Its many months of contact with the water and slime of the sewer, however, had destroyed all traces of the color and pattern, and hence it was impossible to positively identify it as a portion of the carpet laid down in the Carlson cottage, but in view of the locality in which it was found, and its proximity to the place where the clothes and trunk were secreted, there was but little doubt but that it was a portion of the blood-stained carpet which the murderers had taken up from the floor of the cottage. The search was continued in the hope that the boots, hose, watch and chain, and purse, which were still missing, might be found in the depths of the sewer, but despite the most energetic efforts it was not rewarded by success.

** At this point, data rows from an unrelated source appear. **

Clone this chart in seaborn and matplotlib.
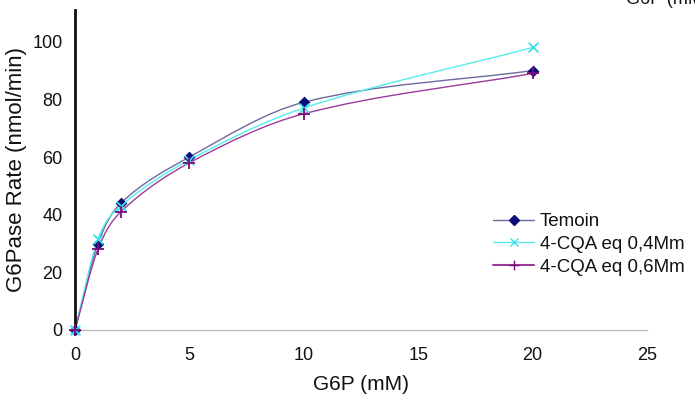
import matplotlib.pyplot as plt
import numpy as np
import pandas as pd
import seaborn as sns
from matplotlib.lines import Line2D
from matplotlib.path import Path
from matplotlib.patches import PathPatch

# concentrations of G6P (mM)
G6P = [0, 1, 2, 5, 10, 20]
TEMOIN = [0, 30, 44, 60, 79, 90]
CQA_04 = [0, 31.5, 43, 59, 77, 98]
CQA_06 = [0, 28, 41, 58, 75, 89]
SERIES = ["Temoin", "4-CQA eq 0,4Mm", "4-CQA eq 0,6Mm"]

STYLES = {
    "Temoin": dict(line="#6b6b9e", marker="D", mcolor="#0a0a78", ms=6),
    "4-CQA eq 0,4Mm": dict(line="#55ecec", marker="x", mcolor="#3de0e8", ms=7),
    "4-CQA eq 0,6Mm": dict(line="#9a3c9a", marker="+", mcolor="#7a0a7a", ms=8),
}


def smooth_path(xs, ys):
    # cubic bezier through the points, tangents from neighbours (smoothed line look)
    x = np.asarray(xs, dtype=float)
    y = np.asarray(ys, dtype=float)
    n = len(x)
    m = np.empty(n)
    m[0] = (y[1] - y[0]) / (x[1] - x[0])
    m[-1] = (y[-1] - y[-2]) / (x[-1] - x[-2])
    for i in range(1, n - 1):
        m[i] = (y[i + 1] - y[i - 1]) / (x[i + 1] - x[i - 1])
    verts = [(x[0], y[0])]
    codes = [Path.MOVETO]
    for i in range(n - 1):
        h = (x[i + 1] - x[i]) / 3.0
        verts += [
            (x[i] + h, y[i] + m[i] * h),
            (x[i + 1] - h, y[i + 1] - m[i + 1] * h),
            (x[i + 1], y[i + 1]),
        ]
        codes += [Path.CURVE4] * 3
    return Path(verts, codes)


df = pd.DataFrame(
    {
        "g6p": G6P * 3,
        "rate": TEMOIN + CQA_04 + CQA_06,
        "serie": [s for s in SERIES for _ in G6P],
    }
)

sns.set_theme(style="white")
plt.rcParams["font.family"] = ["Liberation Sans", "DejaVu Sans"]

fig = plt.figure(figsize=(6.95, 4.03), dpi=100)
ax = fig.add_axes([75 / 695, 73 / 403, 572 / 695, 320 / 403])

for name in SERIES:
    sub = df[df["serie"] == name]
    st = STYLES[name]
    ax.add_patch(
        PathPatch(
            smooth_path(sub["g6p"], sub["rate"]),
            fill=False,
            edgecolor=st["line"],
            linewidth=1.0,
            zorder=2,
        )
    )
    sns.scatterplot(
        data=sub,
        x="g6p",
        y="rate",
        marker=st["marker"],
        color=st["mcolor"],
        s=st["ms"] ** 2,
        linewidth=1.3 if st["marker"] != "D" else 0,
        edgecolor=st["mcolor"] if st["marker"] == "D" else None,
        zorder=3,
        clip_on=False,
        legend=False,
        ax=ax,
    )

ax.set_xlim(0, 25)
ax.set_ylim(0, 111)
ax.set_xticks([0, 5, 10, 15, 20, 25])
ax.set_yticks([0, 20, 40, 60, 80, 100])
ax.tick_params(axis="both", labelsize=13, colors="#111111")
ax.tick_params(axis="x", length=3, width=1, direction="inout", color="#999999", pad=11)
ax.tick_params(axis="y", length=0, pad=9)
ax.set_xlabel("G6P (mM)", fontsize=15, color="#111111", labelpad=8)
ax.set_ylabel("G6Pase Rate (nmol/min)", fontsize=16, color="#111111", labelpad=4)

for side in ["top", "right"]:
    ax.spines[side].set_visible(False)
ax.spines["left"].set_color("#111111")
ax.spines["left"].set_linewidth(2)
ax.spines["bottom"].set_color("#bbbbbb")
ax.spines["bottom"].set_linewidth(1)

handles = []
for name in SERIES:
    st = STYLES[name]
    handles.append(
        Line2D(
            [0], [0],
            color=st["line"],
            linewidth=1.5 if name == "4-CQA eq 0,6Mm" else 1.0,
            marker=st["marker"],
            markersize=st["ms"] * 0.9,
            markerfacecolor=st["mcolor"],
            markeredgecolor=st["mcolor"],
            label=name,
        )
    )
leg = fig.legend(
    handles=handles,
    loc="upper left",
    bbox_to_anchor=(493 / 695, 1 - 213 / 403),
    frameon=False,
    fontsize=13.5,
    handlelength=2.2,
    handletextpad=0.3,
    labelspacing=0.3,
    borderaxespad=0,
    borderpad=0,
)
for t in leg.get_texts():
    t.set_color("#111111")

fig.text(626 / 695, 1.0, "G6P (mM)", fontsize=13, color="#111111", va="center", ha="left")

fig.savefig("out.png", dpi=100)
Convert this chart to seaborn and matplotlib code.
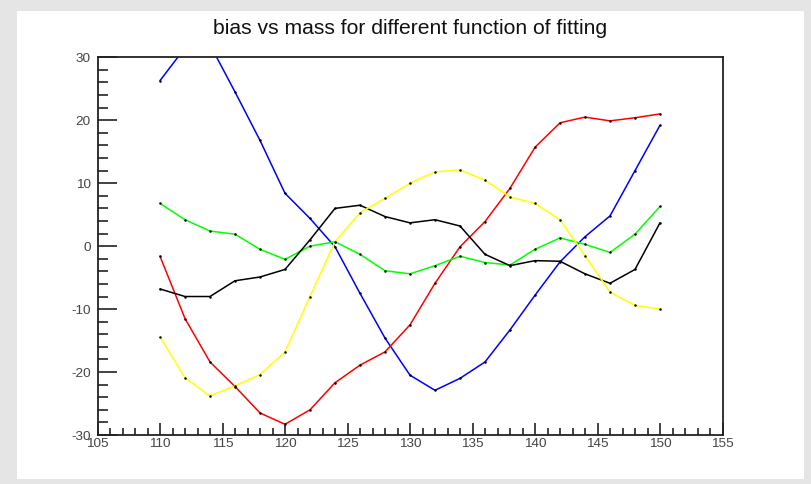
import numpy as np
import pandas as pd
import matplotlib
matplotlib.use("Agg")
import matplotlib.pyplot as plt
import seaborn as sns
from matplotlib.patches import Rectangle
from matplotlib.ticker import MultipleLocator

mass = [110, 112, 114, 116, 118, 120, 122, 124, 126, 128, 130,
        132, 134, 136, 138, 140, 142, 144, 146, 148, 150]

bias_blue = [26.3, 31.5, 32.0, 24.5, 16.8, 8.4, 4.4, -0.1, -7.5, -14.6, -20.5,
             -22.9, -21.0, -18.4, -13.3, -7.8, -2.5, 1.5, 4.8, 12.0, 19.2]
bias_red = [-1.6, -11.5, -18.4, -22.3, -26.5, -28.3, -26.0, -21.7, -18.9, -16.8, -12.5,
            -5.9, -0.1, 3.9, 9.2, 15.7, 19.6, 20.5, 19.9, 20.4, 21.0]
bias_green = [6.8, 4.2, 2.4, 1.9, -0.5, -2.1, 0.0, 0.7, -1.3, -3.9, -4.4,
              -3.1, -1.6, -2.6, -3.0, -0.5, 1.3, 0.3, -1.0, 1.9, 6.3]
bias_black = [-6.8, -8.0, -8.0, -5.5, -4.9, -3.7, 1.0, 6.0, 6.5, 4.7, 3.7,
              4.2, 3.2, -1.3, -3.1, -2.3, -2.4, -4.4, -5.9, -3.7, 3.7]
bias_yellow = [-14.4, -20.9, -23.8, -22.2, -20.4, -16.8, -8.0, 0.7, 5.3, 7.6, 10.0,
               11.8, 12.1, 10.5, 7.8, 6.8, 4.2, -1.5, -7.3, -9.4, -10.0]

functions = ["f1", "f2", "f3", "f4", "f5"]
series = [bias_blue, bias_red, bias_green, bias_black, bias_yellow]
colors = {"f1": "#0000ff", "f2": "#ff0000", "f3": "#00ff00", "f4": "#000000", "f5": "#ffff00"}

title = "bias vs mass for different function of fitting"
xticks = [105, 110, 115, 120, 125, 130, 135, 140, 145, 150, 155]
yticks = [-30, -20, -10, 0, 10, 20, 30]

df = pd.concat([pd.DataFrame({"mass": mass, "bias": s, "function": f})
                for f, s in zip(functions, series)], ignore_index=True)

sns.set_style("white")
plt.rcParams['font.family'] = ['Liberation Sans', 'DejaVu Sans']

fig = plt.figure(figsize=(8.11, 4.84), dpi=100)
fig.patch.set_facecolor("#e5e5e5")
fig.patches.append(Rectangle((17 / 811, 1 - 479 / 484), (804 - 17) / 811, (479 - 11) / 484,
                             transform=fig.transFigure, facecolor="white",
                             edgecolor="none", zorder=-10))

ax = fig.add_axes([97.5 / 811, 49 / 484, 625 / 811, 377.7 / 484])
ax.set_zorder(5)
ax.set_facecolor("white")

for f in functions:
    sub = df[df["function"] == f]
    sns.lineplot(data=sub, x="mass", y="bias", ax=ax, color=colors[f],
                 estimator=None, sort=False, linewidth=1.1,
                 marker="o", markersize=1.8, markerfacecolor="black",
                 markeredgecolor="black", markeredgewidth=0)

ax.set_xlim(105, 155)
ax.set_ylim(-30, 30)
ax.set_xticks(xticks)
ax.set_yticks(yticks)
ax.set_xticklabels([str(t) for t in xticks])
ax.set_yticklabels([str(t) for t in yticks])
ax.xaxis.set_minor_locator(MultipleLocator(1))
ax.yaxis.set_minor_locator(MultipleLocator(2))
ax.set_xlabel("")
ax.set_ylabel("")

ax.tick_params(axis="y", which="major", direction="in", length=13.5, width=1.2,
               color="#222222", labelsize=9.7, labelcolor="#444444", pad=5,
               left=True, right=False)
ax.tick_params(axis="y", which="minor", direction="in", length=7.5, width=1.2,
               color="#222222", left=True, right=False)
ax.tick_params(axis="x", which="major", direction="in", length=8.6, width=1.2,
               color="#222222", labelsize=9.7, labelcolor="#444444", pad=2.5,
               bottom=True, top=False)
ax.tick_params(axis="x", which="minor", direction="in", length=5.2, width=1.2,
               color="#222222", bottom=True, top=False)

for sp in ax.spines.values():
    sp.set_visible(True)
    sp.set_color("#222222")
    sp.set_linewidth(1.3)

fig.text(410 / 811, 1 - 28.7 / 484, title, ha="center", va="center",
         fontsize=15.2, color="#111111", zorder=6)

fig.savefig("out.png", dpi=100, facecolor=fig.get_facecolor())
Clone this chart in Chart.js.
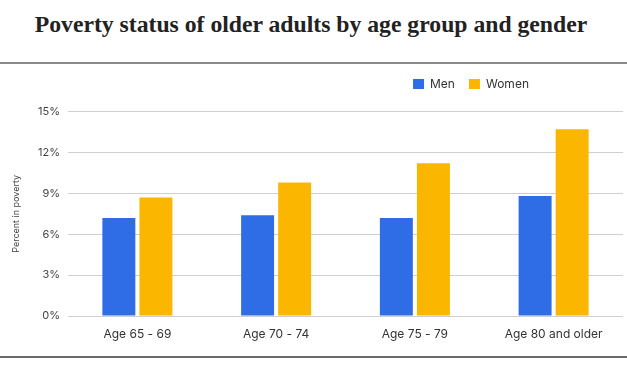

THE CONSPIRATOR'S PLANS THWARTED.

It was a very easy task to find an explanation of the presence of the bloody remains of the tragedy in the particular catch-basin in which they were found. As originally planned, the conspiracy probably contemplated the sinking of the body and the other evidences of the crime in the deep waters of the lake. After being accosted by Officer Way of Edgewater, however, the murderers must have become alarmed at meeting so many policemen, and had turned around as if to go back to Chicago. Meanwhile the blood soaked carpet which had been ripped from the floor of the cottage had been torn into strips by the men in the wagon.

THE ENGLISH PRESCRIPTION BOOK.

The expedient of disposing of the body by throwing it into the 59th street catch basin, which was only half a mile from Edgewater, was a desperate one; but it was necessary in order to avoid detection. This done, the murderers started south for the distance of a mile, and having found it impossible to jam the trunk into a man-hole, had thrown it over the fence. The clothes, carpet, satchels, and other evidence of guilt had been distributed along Evanston avenue for the distance of another half mile, but yet so concealed as to have made it next to impossible for the police, with the facilities at their disposal, to find anything but the trunk. This at least was the explanation of some of the officers, although it was directly antagonized by other officials identified with the force. For instance, Capt. Schuettler, on the day of the finding of the carpet, declared that the sewers in this particular locality had never been searched.

"I went out but once to search those sewers," he said, "just after the trunk was found. The then detective, Dan Coughlin, and I rode in one buggy, Captain Schaack and Michael Whalen in the next, Detectives Lorch and Gardiner in the third. Schaack said that he believed the blood in the trunk had come from a 'stiff' taken from some cemetery, and we worked on that theory. As a consequence the sewers were never examined in that particular neighborhood."